Generalizability: Adaptive mechanisms can be plug-and-play, combining with existing KD losses and across architecture types (e.g., CNN to binary network (Yang et al., 2020), ResNet to MobileNet, etc.).
Automated Scheduling: Dynamic weight schedulers obviate manual tuning of loss coefficients (Liang et al., 16 Apr 2024, Song et al., 2022, Boutros et al., 1 Jul 2024).

6. Representative Formulations and Implementations

Below is a summary table of key ADL variants and their characteristics:

ADL Variant	Application	Adaptive Mechanism	Target Level	Reported Gains
ADL (Tang et al., 2019)	Single-stage detection	KL+entropy per sample	Anchor/io	+ student > teacher mAP
PAD (Zhang et al., 2020)	Multi-task, general	Samplewise uncertainty (var)	Instance	+1.9% (ImageNet top-1)
AID (Lan et al., 2022)	Detection (autonomous)	Teacher prediction loss	Instance, FPN scale	+2.7% mAP (GFL student)
AdaKD (Ganguly et al., 11 May 2024)	ASR, general	Teacher loss-based α per inst.	Loss mixing	–2–3% CER (ASR)
AICSD (Mansourian et al., 2023)	Segmentation	Epoch-based α, ICSD	Output+inter-class	+2–3% mIoU (VOC/Cityscapes)
SAGE (Polat et al., 20 Aug 2025)	NLP KD	Loss-aware synthetic data	Embedding	SOTA glue, low training cost
SAKD (Song et al., 2022)	Any (sample, spot)	Gumbel-Softmax spot routing	Layer/branch	+0.5–1.0% accuracy

All formulations share the property of replacing uniform or global weighting with context-dependent, often learned or scheduled, loss coefficients, and/or dynamic sample or feature selection.
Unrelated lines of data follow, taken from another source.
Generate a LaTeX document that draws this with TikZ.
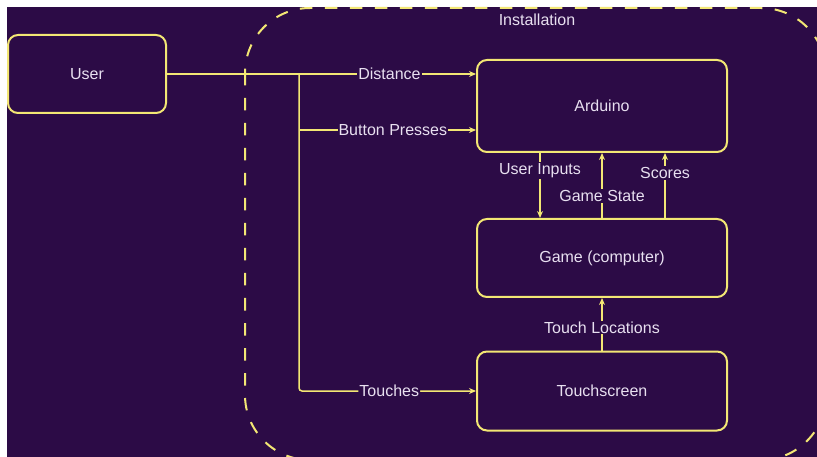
\documentclass[tikz,border=0pt]{standalone}
\usepackage{fontspec}
\setmainfont{Liberation Sans}
\usetikzlibrary{arrows.meta}
\definecolor{bgpurple}{HTML}{2C0B46}
\definecolor{lineyellow}{HTML}{F3E774}
\definecolor{textlav}{HTML}{E8E0F0}

\begin{document}
\begin{tikzpicture}[x=1pt, y=-1pt,
    box/.style={draw=lineyellow, line width=2pt, rounded corners=10pt, fill=bgpurple,
      text=textlav, font=\fontsize{16}{19}\selectfont, minimum width=250pt, anchor=center},
    lbl/.style={fill=bgpurple, text=textlav, inner sep=1pt, font=\fontsize{16}{19}\selectfont},
    arr/.style={draw=lineyellow, line width=1.5pt, -{Stealth[length=7pt, width=6pt]}},
    link/.style={draw=lineyellow, line width=1.5pt}]
    \useasboundingbox (0,0) rectangle (817,457);
    \fill[white] (0,0) rectangle (817,457);
    \fill[bgpurple] (7,7) rectangle (817,457);
    \begin{scope}
      \clip (7,7) rectangle (817,457);
      \draw[lineyellow, line width=2pt, dash pattern=on 12.5pt off 12.5pt, rounded corners=65pt]
        (245,8) rectangle (826,460);
    \end{scope}
    \node[text=textlav, font=\fontsize{16}{19}\selectfont] (install) at (537,20) {Installation};

    \node[box, minimum width=158pt, minimum height=78pt] (user) at (87,74) {User};
    \node[box, minimum height=92pt] (arduino) at (602,106) {Arduino};
    \node[box, minimum height=78pt] (game) at (602,258) {Game (computer)};
    \node[box, minimum height=79pt] (touch) at (602,391) {Touchscreen};

    \coordinate (split) at (299,74);
    \coordinate (btn) at (299,130);
    \draw[arr] (user.east) -- (user.east -| arduino.west) node[lbl, pos=0.72] {Distance};
    \draw[arr] (btn) -- (btn -| arduino.west) node[lbl, pos=0.53] {Button Presses};
    \draw[arr, rounded corners=3pt] (split) |- (touch.west) node[lbl, pos=0.755] {Touches};

    \draw[arr] ([xshift=-62pt]arduino.south) -- ([xshift=-62pt]game.north) node[lbl, pos=0.27] {User Inputs};
    \draw[arr] (game.north) -- (arduino.south) node[lbl, pos=0.34] {Game State};
    \draw[arr] ([xshift=63pt]game.north) -- ([xshift=63pt]arduino.south) node[lbl, pos=0.69] {Scores};
    \draw[arr] (touch.north) -- (game.south) node[lbl, pos=0.44] {Touch Locations};
\end{tikzpicture}
\end{document}
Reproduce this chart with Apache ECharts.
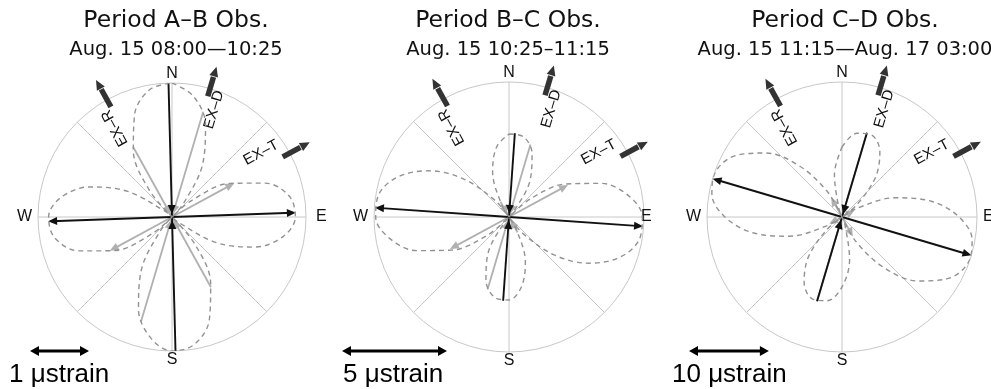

7. Limitations and Prospects

While empirical results are uniformly positive, certain limitations are identified:

Distributional bias: Emphasis on hard samples can underfit easy/typical cases if not carefully balanced.
Increased computational overhead (in rare cases) for uncertainty or difficulty estimation (e.g., variance or entropy computation per sample).
Method sensitivity to hyperparameters (e.g., $\gamma, \beta$ in ADL, momentum in SAKD) in some adaptive scheduling designs, though many recent works automate these schedules (Liang et al., 16 Apr 2024, Boutros et al., 1 Jul 2024).
For adaptive distillation spot selection, benefits may taper as student approaches teacher performance.
In low-data or highly noisy settings, over-weighting uncertain or hard-to-learn cases may propagate teacher errors; epoch-based decays (AICSD) or selection filters are thus employed.

Plausibly, further development of robust, self-tuning ADL mechanisms and theoretical analyses of their convergence and optimization properties will be central directions in future research.

In summary, Adaptive Distillation Loss (ADL) represents a significant and expanding axis in knowledge distillation research and practice, enabling more efficient, robust, and scalable compression of complex teacher models via dynamic, context-sensitive guidance—across visual, textual, and multimodal AI domains.